As usual Another Angry Voice raise some interesting points.
He points out that ...
The vast majority of the 280,000+ gilets jaunes protesters have been peaceful and non-violent, but as is always the way the vast majority of the mainstream media coverage has focused on the violent minority.
This isn't an effort to downplay or excuse any of the unacceptable violence and vandalism, it's just an effort to redress the balance a bit by pointing out that the violence and chaos in Paris is unrepresentative of the enormous movement that is going on across the whole of France.AAV went on in another Blog post .....
Just a year and a half after winning an unprecedented landslide victory the French President Macron and his En Marche! "centrist" party have triggered a huge crisis with their policies of punishing workers and the poor, and pushing hard-right neoliberalism.
One of their first moves on assuming power was to lavish a huge tax cut on the wealthiest 1%, and ever since it's been one regressive and unpopular policy after another: Attacks on pensioners' incomes, anti-worker legislation, a move to flog off the French rail network to Macron's speculator mates, extremely unpopular education reforms, and the final straw was a series of fuel tax hikes designed to load the economic cost of combating climate change onto ordinary people, especially those who live in remote rural areas and rely on their cars for survival.
The result has been the rise of organic and leaderless gilets jaunes (yellow vests) mass demonstration all across France.
The mainstream media have obviously focused on examples of violence and vandalism in Paris in order to discredit the movement as much as possible, but the reality is that the vast majority of gilets jaunes protests are peaceful marches and roadblocks outside of Paris, which the overwhelming majority of French people support.
Within 18 months of Macron coming to power and imposing neoliberal policies and enforcing an unjustifiable upwards redistribution of wealth, the French public have had enough and they're fighting back.
For those of us who are older it brings back memories of the volatile period of civil unrest in France during May 1968 was punctuated by demonstrations and massive general strikes as well as the occupation of universities and factories across France. At the height of its fervour, it brought the entire economy of France to a virtual halt. The protests reached such a point that political leaders feared civil war or revolution; the national government itself momentarily ceased to function after President Charles de Gaulle secretly fled France for a few hours. The protests spurred an artistic movement, with songs, imaginative graffiti, posters, and slogans.

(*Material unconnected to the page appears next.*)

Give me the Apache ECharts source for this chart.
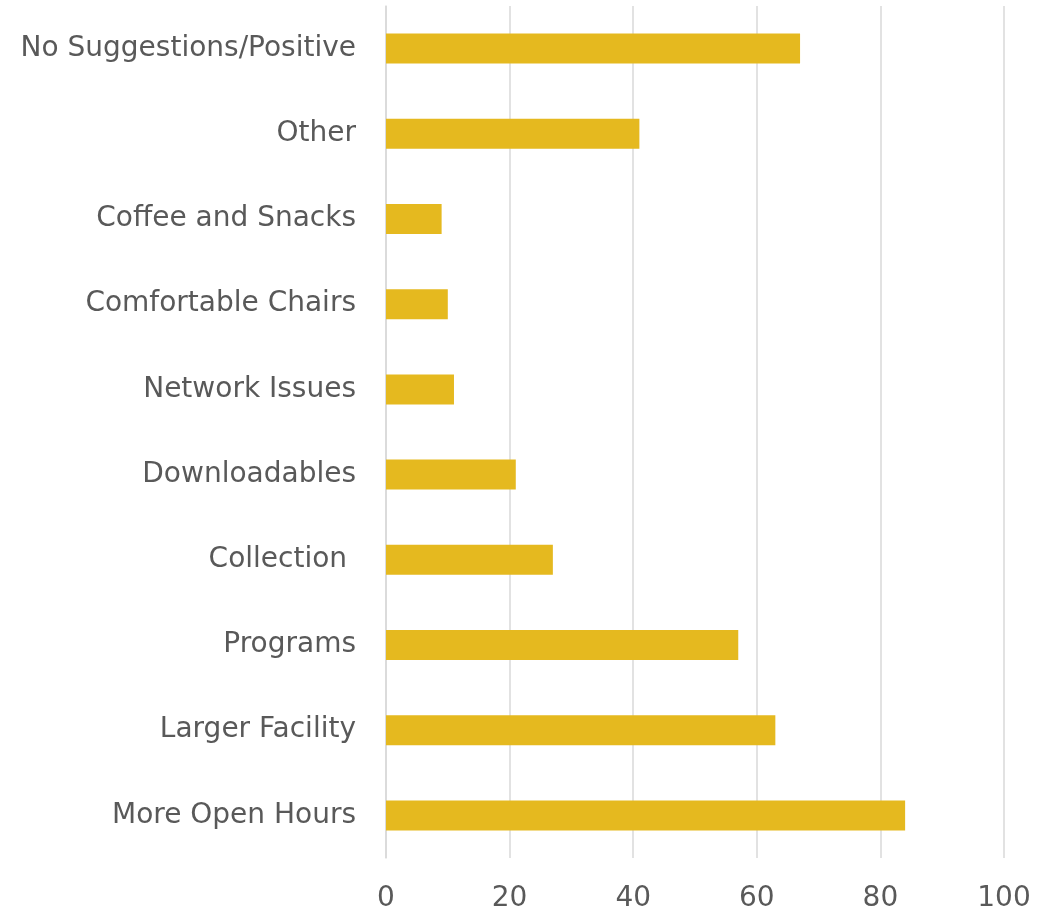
<!DOCTYPE html>
<html>
<head>
<meta charset="utf-8">
<script src="https://cdn.jsdelivr.net/npm/echarts@6/dist/echarts.min.js"></script>
<style>
  html, body { margin: 0; padding: 0; background: #fff; }
  #chart { width: 1038px; height: 915px; }
</style>
</head>
<body>
<div id="chart"></div>
<script>
const categories = ['No Suggestions/Positive', 'Other', 'Coffee and Snacks', 'Comfortable Chairs',
  'Network Issues', 'Downloadables', 'Collection ', 'Programs', 'Larger Facility', 'More Open Hours']
const counts = [67, 41, 9, 10, 11, 21, 27, 57, 63, 84]
const xTicks = [0, 20, 40, 60, 80, 100]

const chart = echarts.init(document.getElementById('chart'))
chart.setOption({
  animation: false,
  textStyle: { fontFamily: 'DejaVu Sans' },
  grid: { left: 386, right: 34, top: 6, bottom: 57 },
  xAxis: {
    type: 'value',
    min: xTicks[0],
    max: xTicks[xTicks.length - 1],
    interval: 20,
    axisLine: { show: false },
    axisTick: { show: false },
    splitLine: { lineStyle: { color: '#d9d9d9', width: 1.5 } },
    axisLabel: { color: '#595959', fontSize: 28, margin: 27 }
  },
  yAxis: {
    type: 'category',
    inverse: true,
    data: categories,
    axisLine: { lineStyle: { color: '#d9d9d9', width: 1.5 } },
    axisTick: { show: false },
    axisLabel: { color: '#595959', fontSize: 28, margin: 30 }
  },
  series: [{
    type: 'bar',
    data: counts,
    barWidth: 30,
    itemStyle: { color: '#e5b91f' }
  }]
})
</script>
</body>
</html>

The unrest began with a series of student occupation protests against capitalism, consumerism, American imperialism and traditional institutions, values and order. It then spread to factories with strikes involving 11 million workers, more than 22% of the total population of France at the time, for two continuous weeks. The movement was characterised by its spontaneous and de-centralized wildcat disposition; this created contrast and sometimes even conflict between itself and the establishment, trade unions and workers' parties. It was the largest general strike ever attempted in France, and the first nationwide wildcat general strike.
The student occupations and wildcat general strikes initiated across France were met with forceful confrontation by university administrators and police. The de Gaulle administration's attempts to quell those strikes by police actiononly inflamed the situation further, leading to street battles with the police in the Latin Quarter, Paris, followed by the spread of general strikes and occupations throughout France. De Gaulle fled to a French military base in Germany, and after returning dissolved the National Assembly, and called for new parliamentary elections for 23 June 1968.
Violence evaporated almost as quickly as it arose. Workers went back to their jobs, and when the elections were finally held in June, the Gaullist party emerged even stronger than before.
French Politics has always been problematic for outside observers, since the election
Although Monarchism no longer realise exist , there is still a Napolonist "Strong Leader" ethos running in both the Left and Right wings of the Republic and at times of crisis, there are often calls (largely on the right), for a strong leader to take the reins.
Ironically it was the global economic crisis hit in 2008, that led to the neo-liberal solution of austerity throughout the Western Worls that led to Far Right populism , which led to Trump and xenophobic parties making gtound throughout Europe including Brexit. In France and Macron and his En Marche! French capsulized on this , by offering an alternative , to the Gaualists Parties and the tired socialists party and the fear of the Front National
The danger of the Gilets Jaunes, is that just as in 1968 the "Ideas of May" , rather than see a social revolution France will turn to the right , and this time Marine Le Pen's Front National now called National Rally.
The right have been involved in the Gilets Jaunes, movement , but it will be the left who will be blamed.
It will be a tragedy if once again a idealist protest is ruined by violence , which is exploited by just the very people the protesters are aiming at.